We were thinking long and hard about what we want our centre to stand for, and in turn translating to what our graduates would look like in years to come. Those may seem logical and sound lines to tread on, but not quite. Truth is, we didn’t know exactly what we want, but we were absolutely sure of what we didn’t want. We started off with not wanting to turn away any students no matter their standards – so no entrance diagnostic tests. Then, we didn’t want any students to be deprived of quality education because of financial difficulties – so we started up a Financial Assistance Scheme even though we are a startup and had no deep pockets. Then, we didn’t want students to feel like this was a place for only a specific type of learners – so we began studying and researching in depth about the different learning styles and how they best serve different student profiles even when they’re all in the same class. Some decisions we kept, some we dropped like boiling steel balls. Again, the irony of it all is that we found it easier to know what we stand for by realising what we stand against. Our identity is not yet found, but it’s definitely forming as we continue to sojourn in this ever-changing world. In Mark Manson’s words “We’ll never be right, only less wrong.” It has only been a year, and though I still find it strange to articulate, I’m excited to see what else unravel along our path. Even after one year, this list that defines the centre’s identity is not exhaustive, and never will be. This, I’m quite certain of.
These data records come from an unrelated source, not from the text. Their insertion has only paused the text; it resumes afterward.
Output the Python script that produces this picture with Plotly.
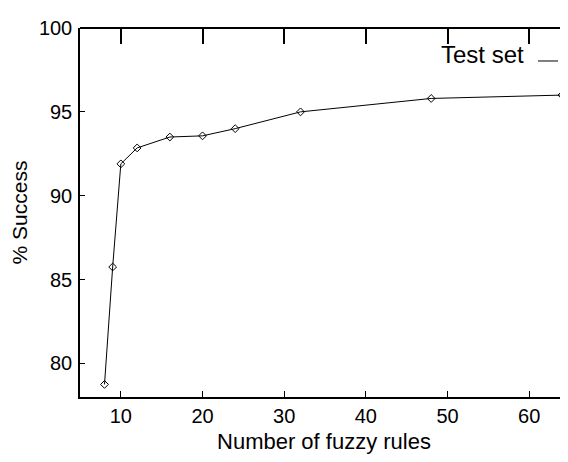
import plotly.graph_objects as go

rules = [8, 9, 10, 12, 16, 20, 24, 32, 48, 64]
success = [78.75, 85.75, 91.9, 92.85, 93.5, 93.57, 94.0, 95.0, 95.8, 96.0]
x_ticks = [10, 20, 30, 40, 50, 60]
y_ticks = [80, 85, 90, 95, 100]
series_name = "Test set"

FONT = "Liberation Sans, Arial, Helvetica, sans-serif"

fig = go.Figure()
fig.add_trace(go.Scatter(
    x=rules, y=success, mode="lines+markers", name=series_name,
    line=dict(color="black", width=1),
    marker=dict(symbol="diamond-open", size=6, color="black", line=dict(width=1, color="black")),
    showlegend=False,
))
# helper trace (not shown) so the top axis is drawn
fig.add_trace(go.Scatter(
    x=rules, y=success, mode="markers", xaxis="x2", yaxis="y",
    marker=dict(size=1, opacity=0), hoverinfo="skip", showlegend=False,
))

fig.update_layout(
    width=560, height=454,
    margin=dict(l=72, r=0, t=20, b=65),
    paper_bgcolor="white", plot_bgcolor="white",
    font=dict(family=FONT, size=20, color="black"),
    xaxis=dict(
        range=[5, 64.75], tickvals=x_ticks, ticks="inside", ticklen=6,
        tickcolor="black", showline=True, linecolor="black", linewidth=1.5,
        showgrid=False, zeroline=False, ticklabelstandoff=0,
        title=dict(text="Number of fuzzy rules", font=dict(size=22), standoff=8),
    ),
    xaxis2=dict(
        range=[5, 64.75], tickmode="array", tickvals=x_ticks, ticks="inside",
        ticklen=15, tickwidth=1.5, tickcolor="black", showline=True,
        linecolor="black", linewidth=1.5, showgrid=False, zeroline=False,
        showticklabels=False, overlaying="x", side="top",
        anchor="free", position=1,
    ),
    yaxis=dict(
        range=[78, 100], tickvals=y_ticks, ticks="inside", ticklen=5,
        tickcolor="black", showline=True, linecolor="black", linewidth=1.5,
        showgrid=False, zeroline=False, ticklabelstandoff=2,
        title=dict(text="% Success", font=dict(size=21), standoff=13),
    ),
    annotations=[dict(
        text=series_name, xref="paper", yref="paper", x=0.913, y=0.928,
        xanchor="right", yanchor="middle", showarrow=False,
        font=dict(family=FONT, size=24, color="black"),
    )],
    shapes=[dict(
        type="line", xref="paper", yref="paper", x0=0.9385, x1=0.9795,
        y0=0.9106, y1=0.9106, line=dict(color="black", width=1),
    )],
)

fig.write_html("out.html")
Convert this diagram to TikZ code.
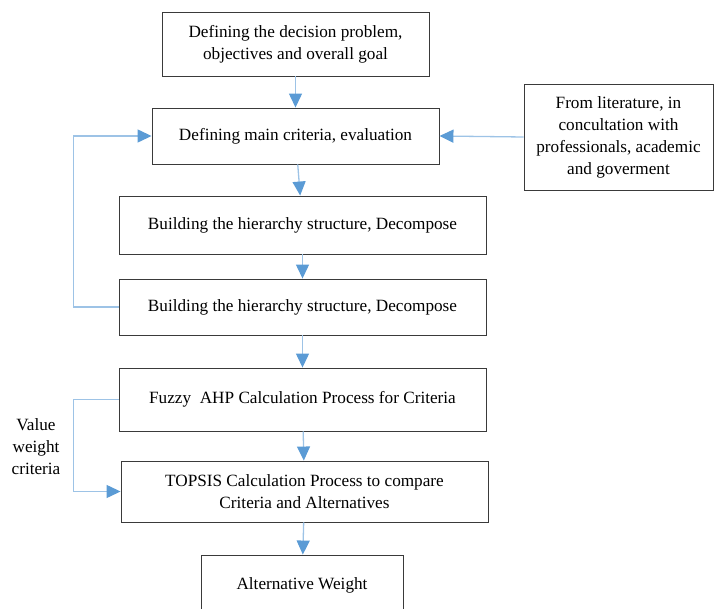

By now, you should start seeing a pattern. Counter-intuitivity seems to work for me. Only when I’m willing to take the path less travelled, would I be able to see for myself if it was worth travelling at all. Here’s another one. Starting this company was tough, but fortunately, it gets tougher. Because only then will I be able to learn things that I otherwise wouldn’t have had a problem with. New problems help me see and appreciate new perspectives. New perspectives, with less wrong lenses help me empathise with a wider range of people. We’re all struggling everyday in our own ways, but what problems are you struggling with? Strangely enough, or maybe not so strange by now, as I continue to find new problems to contend with, I appreciate more problems that truly matter, either on a personal level or a big life-changing, seismic level, than petty problems like why people like to “blue-tick” me, or why can’t they honour my time and be punctual. By the way, those things still irk me, but less now, because I am now busy with changing the world, one struggling student at a time. If only they knew, that the fortunate one is me. My identity as a teacher, as a person, is slowly being formed by them. As much as I teach them the concepts of my academic subject, they’re teaching me the art of my teaching craft. Going into my fifth year teaching, I still maintain that teachers have to be the first learners in the classroom.

Recovering fresh out of an existential crisis, I was a somewhat depressed and neurotic person just three weeks ago suffering from a burnout, I’d say this post is life-changing. I’d like to credit Mark Manson, and his book The Subtle Art of Not Giving a F*ck (Amazon Link). Yep, another counterintuitive moment from a churchgoer and teacher. But if you can reserve your mental judgements and see beyond cultural stigmas, I’d suggest you give it a read. It might change your life too.

Going into 2017, I look forward to more uncertainties. After all, what’s the worst that can happen, right? I am fortunate to be given this life filled with uncertainties thus far. I’m fortunate to be shown its value and place in life. Cheers to new perspectives, new challenges, and new meaning. For friends who are searching and contemplating, I hope this post encouraged you a little. Hit me up if you want a chat, I’m available this December.